Vincent is deep and dark, the message tragic and beautiful. It’s a song in poetic motion, bringing and beholding back the inner beauty and madness of this great Dutch artist we all know by the name of Vincent van Gogh. Now, there are 2 ways of talking: the poetry of the song, and that of van Gogh’s life. Briefly, let’s recap van Gogh’s talent and tragedies first with the aid of Tita Wiki:
- Died at the age of 37
- Fathered Expressionism with 900 paintings and 1,100 drawings and sketches
- Worked as an art dealer
- Fall in love with a landlady’s daughter: rejected
- Grandfather was a minister: failed the entrance exam to study theology; also failed in a 3-month course at a Protestant missionary school
- Became a missionary to a small village; brushed with church authorities and left
- Wanted to marry his widowed cousin: rejected
- Quarreled violently with his father, also with cousin-in-law
- Fall in love with an alcoholic prostitute; Vincent defied his father’s objection
- Fall in love with a neighbor’s daughter: opposed by both families
- Impregnated a young painting session model: Catholic priest forbade modelling for him
- Lived alone through the sale of his paintings with bread, coffee and tobacco
- “Teeth became loose and caused him much pain.”

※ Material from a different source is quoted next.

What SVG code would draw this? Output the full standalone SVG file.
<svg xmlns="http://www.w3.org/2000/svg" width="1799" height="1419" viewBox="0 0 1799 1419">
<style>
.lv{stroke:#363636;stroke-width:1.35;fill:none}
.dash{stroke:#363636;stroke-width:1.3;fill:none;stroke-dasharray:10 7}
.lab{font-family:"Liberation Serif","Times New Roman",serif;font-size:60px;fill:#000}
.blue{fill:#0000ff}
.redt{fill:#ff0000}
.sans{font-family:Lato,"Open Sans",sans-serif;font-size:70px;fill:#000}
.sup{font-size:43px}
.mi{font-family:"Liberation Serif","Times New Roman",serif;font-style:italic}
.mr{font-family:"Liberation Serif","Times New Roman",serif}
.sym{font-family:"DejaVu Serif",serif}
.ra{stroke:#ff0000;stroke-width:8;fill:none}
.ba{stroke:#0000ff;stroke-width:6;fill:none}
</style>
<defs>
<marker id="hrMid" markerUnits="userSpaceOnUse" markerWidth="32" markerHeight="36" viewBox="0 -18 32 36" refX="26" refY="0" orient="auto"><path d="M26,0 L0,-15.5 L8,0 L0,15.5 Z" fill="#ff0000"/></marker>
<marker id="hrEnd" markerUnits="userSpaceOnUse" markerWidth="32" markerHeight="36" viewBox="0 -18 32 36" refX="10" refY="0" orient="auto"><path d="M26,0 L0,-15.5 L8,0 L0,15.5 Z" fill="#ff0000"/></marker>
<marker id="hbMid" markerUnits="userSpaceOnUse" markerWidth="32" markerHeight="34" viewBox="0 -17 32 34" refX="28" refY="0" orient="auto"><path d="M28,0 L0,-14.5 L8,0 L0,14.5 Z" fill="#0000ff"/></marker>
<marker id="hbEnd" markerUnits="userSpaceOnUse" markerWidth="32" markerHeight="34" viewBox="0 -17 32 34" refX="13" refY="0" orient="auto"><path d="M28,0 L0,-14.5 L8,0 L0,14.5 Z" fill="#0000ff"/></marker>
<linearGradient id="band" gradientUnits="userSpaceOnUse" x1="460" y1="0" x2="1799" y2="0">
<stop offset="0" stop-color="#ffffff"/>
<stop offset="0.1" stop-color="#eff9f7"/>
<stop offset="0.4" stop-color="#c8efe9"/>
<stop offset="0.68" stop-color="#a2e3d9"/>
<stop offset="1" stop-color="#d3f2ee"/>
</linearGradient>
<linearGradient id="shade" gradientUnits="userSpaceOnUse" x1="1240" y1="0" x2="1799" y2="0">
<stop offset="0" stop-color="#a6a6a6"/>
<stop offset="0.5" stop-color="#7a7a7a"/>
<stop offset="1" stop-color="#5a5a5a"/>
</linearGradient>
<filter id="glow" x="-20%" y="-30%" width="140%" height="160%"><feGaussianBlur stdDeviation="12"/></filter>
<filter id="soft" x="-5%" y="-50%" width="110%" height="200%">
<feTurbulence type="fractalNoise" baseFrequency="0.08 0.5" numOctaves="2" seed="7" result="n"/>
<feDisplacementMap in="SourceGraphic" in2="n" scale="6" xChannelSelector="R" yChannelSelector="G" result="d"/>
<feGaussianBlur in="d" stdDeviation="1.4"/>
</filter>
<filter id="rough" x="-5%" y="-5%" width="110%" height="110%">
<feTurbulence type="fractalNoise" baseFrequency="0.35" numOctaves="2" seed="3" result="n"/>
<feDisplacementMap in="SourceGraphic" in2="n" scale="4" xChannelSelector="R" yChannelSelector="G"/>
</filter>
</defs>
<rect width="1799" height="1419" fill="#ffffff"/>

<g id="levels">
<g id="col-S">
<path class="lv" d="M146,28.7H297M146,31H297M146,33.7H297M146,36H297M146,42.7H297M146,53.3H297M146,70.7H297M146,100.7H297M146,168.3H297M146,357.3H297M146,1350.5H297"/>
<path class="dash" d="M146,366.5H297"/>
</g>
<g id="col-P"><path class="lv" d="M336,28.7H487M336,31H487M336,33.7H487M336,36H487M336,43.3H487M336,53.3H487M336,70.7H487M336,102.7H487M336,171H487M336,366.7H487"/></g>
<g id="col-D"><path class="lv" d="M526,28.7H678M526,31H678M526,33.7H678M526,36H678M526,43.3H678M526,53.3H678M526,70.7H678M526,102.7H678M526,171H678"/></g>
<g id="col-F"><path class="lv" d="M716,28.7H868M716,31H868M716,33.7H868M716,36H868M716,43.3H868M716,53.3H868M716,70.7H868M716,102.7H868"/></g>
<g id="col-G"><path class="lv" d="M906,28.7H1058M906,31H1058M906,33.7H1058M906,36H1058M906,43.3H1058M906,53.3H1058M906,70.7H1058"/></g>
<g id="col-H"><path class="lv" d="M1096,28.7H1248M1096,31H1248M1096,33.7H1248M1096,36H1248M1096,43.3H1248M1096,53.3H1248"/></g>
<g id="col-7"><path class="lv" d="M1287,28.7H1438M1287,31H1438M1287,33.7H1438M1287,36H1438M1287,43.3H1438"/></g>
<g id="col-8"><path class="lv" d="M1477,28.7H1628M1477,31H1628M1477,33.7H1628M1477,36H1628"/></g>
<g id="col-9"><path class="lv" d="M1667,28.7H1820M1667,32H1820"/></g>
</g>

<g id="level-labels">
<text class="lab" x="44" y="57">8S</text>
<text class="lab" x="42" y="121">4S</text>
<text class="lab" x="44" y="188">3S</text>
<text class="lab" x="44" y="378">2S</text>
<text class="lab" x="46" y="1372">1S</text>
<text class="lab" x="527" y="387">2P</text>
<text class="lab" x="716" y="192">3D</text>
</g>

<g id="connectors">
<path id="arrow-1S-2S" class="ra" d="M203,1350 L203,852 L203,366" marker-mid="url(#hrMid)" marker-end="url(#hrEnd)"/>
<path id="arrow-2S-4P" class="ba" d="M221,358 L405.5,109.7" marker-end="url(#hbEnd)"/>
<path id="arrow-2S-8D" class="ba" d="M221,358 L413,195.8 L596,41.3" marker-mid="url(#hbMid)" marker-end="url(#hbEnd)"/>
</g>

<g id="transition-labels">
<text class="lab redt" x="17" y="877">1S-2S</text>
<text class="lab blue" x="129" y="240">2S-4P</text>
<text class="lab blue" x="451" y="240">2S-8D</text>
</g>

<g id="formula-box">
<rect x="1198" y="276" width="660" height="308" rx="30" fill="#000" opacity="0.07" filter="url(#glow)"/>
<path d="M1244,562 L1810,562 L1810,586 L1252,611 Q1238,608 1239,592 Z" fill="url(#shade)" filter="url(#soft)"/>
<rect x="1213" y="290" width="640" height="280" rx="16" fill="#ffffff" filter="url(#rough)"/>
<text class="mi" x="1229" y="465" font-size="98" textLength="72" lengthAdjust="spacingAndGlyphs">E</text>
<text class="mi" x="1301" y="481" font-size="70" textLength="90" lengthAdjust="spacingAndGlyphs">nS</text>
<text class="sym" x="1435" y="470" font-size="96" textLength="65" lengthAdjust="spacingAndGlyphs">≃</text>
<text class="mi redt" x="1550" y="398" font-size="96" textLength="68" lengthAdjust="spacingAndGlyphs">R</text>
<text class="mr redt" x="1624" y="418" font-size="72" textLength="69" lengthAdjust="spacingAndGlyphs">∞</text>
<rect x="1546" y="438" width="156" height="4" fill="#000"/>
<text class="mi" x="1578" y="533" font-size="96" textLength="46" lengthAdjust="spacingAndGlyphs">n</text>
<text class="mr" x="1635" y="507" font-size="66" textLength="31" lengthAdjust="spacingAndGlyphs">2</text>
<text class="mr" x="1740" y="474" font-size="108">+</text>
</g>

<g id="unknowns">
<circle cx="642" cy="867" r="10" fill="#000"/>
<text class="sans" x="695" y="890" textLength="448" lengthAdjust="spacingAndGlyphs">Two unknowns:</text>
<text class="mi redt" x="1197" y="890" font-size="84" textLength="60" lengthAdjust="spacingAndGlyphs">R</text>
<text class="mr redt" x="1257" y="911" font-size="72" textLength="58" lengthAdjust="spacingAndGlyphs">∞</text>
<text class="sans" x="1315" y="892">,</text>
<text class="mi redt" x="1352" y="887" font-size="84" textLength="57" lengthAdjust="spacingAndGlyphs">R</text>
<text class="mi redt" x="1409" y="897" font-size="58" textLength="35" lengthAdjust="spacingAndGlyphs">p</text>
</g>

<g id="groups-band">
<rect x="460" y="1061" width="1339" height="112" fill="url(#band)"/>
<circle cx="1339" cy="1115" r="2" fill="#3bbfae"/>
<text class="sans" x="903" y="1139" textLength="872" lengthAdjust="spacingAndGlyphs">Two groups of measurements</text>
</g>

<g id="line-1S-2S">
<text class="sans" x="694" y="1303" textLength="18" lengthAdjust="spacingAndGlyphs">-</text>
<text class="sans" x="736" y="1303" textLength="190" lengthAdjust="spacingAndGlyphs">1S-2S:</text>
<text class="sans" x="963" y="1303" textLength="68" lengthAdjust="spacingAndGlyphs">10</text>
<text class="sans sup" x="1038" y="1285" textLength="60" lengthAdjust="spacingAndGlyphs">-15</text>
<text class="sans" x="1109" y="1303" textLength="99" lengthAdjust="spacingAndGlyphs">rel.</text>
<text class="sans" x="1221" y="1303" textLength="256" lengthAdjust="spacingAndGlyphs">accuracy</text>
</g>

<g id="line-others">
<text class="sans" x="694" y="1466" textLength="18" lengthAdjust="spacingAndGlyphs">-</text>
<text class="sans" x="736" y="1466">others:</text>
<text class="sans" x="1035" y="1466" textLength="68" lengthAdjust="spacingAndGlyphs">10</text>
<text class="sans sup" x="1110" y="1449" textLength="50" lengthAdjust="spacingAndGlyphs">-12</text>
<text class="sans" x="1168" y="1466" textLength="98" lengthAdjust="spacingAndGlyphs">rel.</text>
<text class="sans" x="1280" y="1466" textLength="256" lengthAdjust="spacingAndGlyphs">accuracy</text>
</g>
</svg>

- Diagnosed with gonorrhea
- Worked with great European artists of his time
- Cut off the lower part of his ear lobe after a fight with a fellow artist, gave it to a prostitute
- Suffered from hallucinations and delusions
- House was closed by police upon his townsfolk’s petition
- Confined to an asylum
- Depression went deeper and “walked into a field, and shot himself in the chest with a revolver
- His last words: “La tristesse durera toujours.” (the sadness will last forever)

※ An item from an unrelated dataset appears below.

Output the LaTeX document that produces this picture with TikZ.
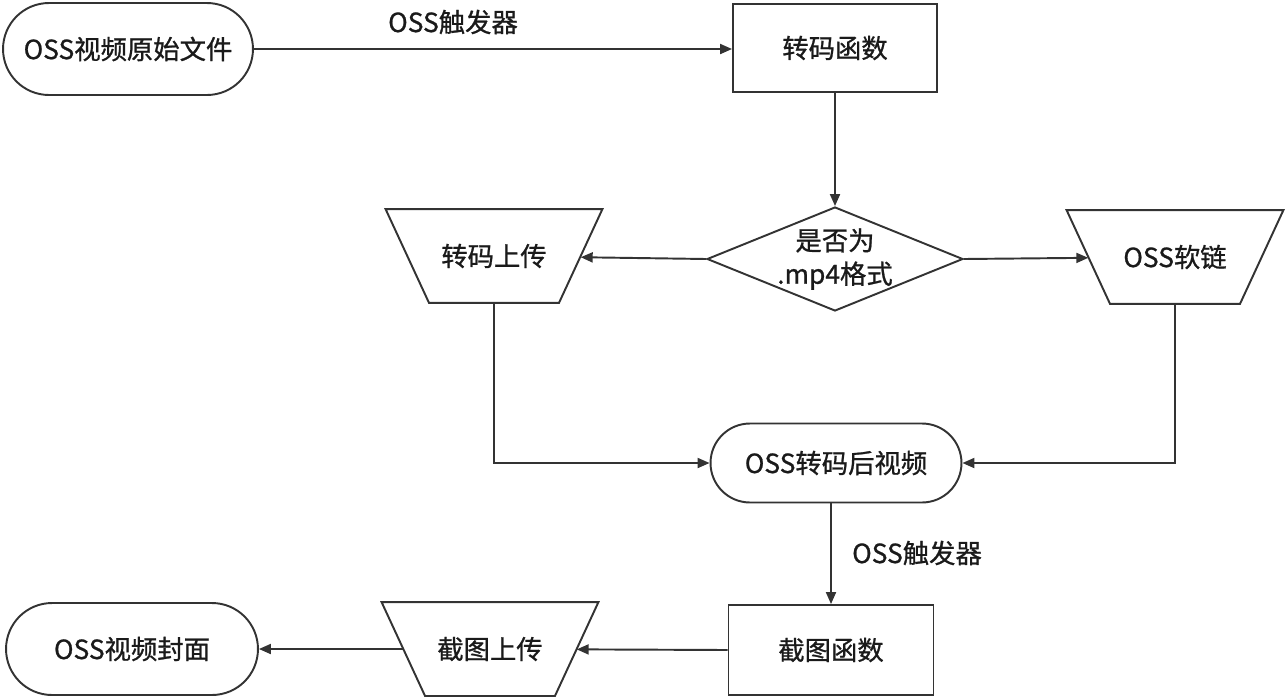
\documentclass[tikz,border=0pt]{standalone}
\usepackage{fontspec}
\setmainfont{Noto Sans CJK SC}
\newfontfamily\medfont{Noto Sans CJK SC}[FakeBold=0.9]
\usetikzlibrary{arrows.meta,shapes.geometric,shapes.misc}
\definecolor{edge}{HTML}{333333}
\definecolor{ink}{HTML}{1A1A1A}
\tikzset{
  box/.style={draw=edge,line width=1.1pt,align=center,font=\medfont\fontsize{15}{19}\selectfont,text=ink,inner sep=0pt},
  term/.style={box,rounded rectangle,minimum width=5cm,minimum height=1.84cm},
  func/.style={box,rectangle,minimum width=4.08cm,minimum height=1.76cm},
  decide/.style={box,diamond,aspect=2.46,inner sep=-3pt,minimum width=5.12cm,minimum height=2.08cm},
  % trapezoid: node box is the mid-height width, outline drawn after
  upl/.style={box,draw=none,minimum width=3.43cm,minimum height=1.84cm,
    append after command={\pgfextra{\draw[edge,line width=1.1pt,line join=miter]
      ([xshift=-4.35mm]\tikzlastnode.north west) -- ([xshift=4.35mm]\tikzlastnode.north east)
      -- ([xshift=-4.35mm]\tikzlastnode.south east) -- ([xshift=4.35mm]\tikzlastnode.south west) -- cycle;}}},
  lbl/.style={font=\medfont\fontsize{15}{19}\selectfont,text=ink},
  ar/.style={-{Triangle[length=2.4mm,width=2mm]},line width=1.1pt,draw=edge},
}

\begin{document}
\begin{tikzpicture}[x=0.02cm,y=-0.02cm]
  \useasboundingbox (0,0) rectangle (1285,697);
  % top row
  \node[term] (src) at (128,49) {OSS视频原始文件};
  \node[func] (zmhs) at (835,48) {转码函数};
  \node[lbl] (trig1) at (453,22) {OSS触发器};
  % decision
  \node[decide] (dia) at (835,259) {是否为\\.mp4格式};
  \node[upl] (zmsc) at (494,256) {转码上传};
  \node[upl] (rl) at (1175,257) {OSS软链};
  % middle
  \node[term,minimum width=5.02cm,minimum height=1.58cm] (dst) at (836,463) {OSS转码后视频};
  \node[lbl] (trig2) at (917,553) {OSS触发器};
  % bottom row
  \node[func,minimum width=4.1cm,minimum height=1.8cm] (jths) at (831,650) {截图函数};
  \node[upl] (jtsc) at (490,649) {截图上传};
  \node[term,minimum width=5.04cm] (fm) at (132,649) {OSS视频封面};

  \draw[ar] (src.east) -- (src.east -| zmhs.west);
  \draw[ar] (zmhs.south) -- (dia.north);
  \draw[ar] (dia.west) -- (zmsc);
  \draw[ar] (dia.east) -- (rl);
  \draw[ar] (zmsc.south) |- (dst.west);
  \draw[ar] (rl.south) |- (dst.east);
  \draw[ar] (jths.north |- dst.south) -- (jths.north);
  \draw[ar] (jths.west) -- (jtsc);
  \draw[ar] (jtsc) -- (fm);
\end{tikzpicture}
\end{document}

There you go, peeps – the beauty and madness McLean tried to capture in his song:
Vincent
Starry
starry night
paint your palette blue and grey
look out on a summer’s day
with eyes that know the
darkness in my soul.
Shadows on the hills
sketch the trees and the daffodils
catch the breeze and the winter chills
in colors on the snowy linen land.
And now I understand what you tried to say to me
how you suffered for your sanity
how you tried to set them free.
They would not listen
they did not know how
perhaps they’ll listen now.
Starry
starry night
flaming flo’rs that brightly blaze
swirling clouds in violet haze reflect in
Vincent’s eyes of China blue.
Colors changing hue
morning fields of amber grain
weathered faces lined in pain
are soothed beneath the artist’s
loving hand.
And now I understand what you tried to say to me
how you suffered for your sanity
how you tried to set them free.
perhaps they’ll listen now.
For they could not love you
but still your love was true
and when no hope was left in sight on that starry
starry night.
You took your life
as lovers often do;
But I could have told you
Vincent
this world was never
meant for one
as beautiful as you.
Starry
starry night
portraits hung in empty halls
frameless heads on nameless walls
with eyes
that watch the world and can’t forget.
Like the stranger that you’ve met
the ragged men in ragged clothes
the silver thorn of bloddy rose
lie crushed and broken
on the virgin snow.
And now I think I know what you tried to say to me
how you suffered for your sanity
how you tried to set them free.
They would not listen
they’re not
list’ning still
perhaps they never will.
Next time, i’ll try to explore some theological openings from such a colorful life. Meanwhile, i’m leaving you this quote from our man:
“…to try to understand the real significance of what the great artists, the serious masters, tell us in their masterpieces that lead to God; one man wrote or told it in a book; another in a picture.”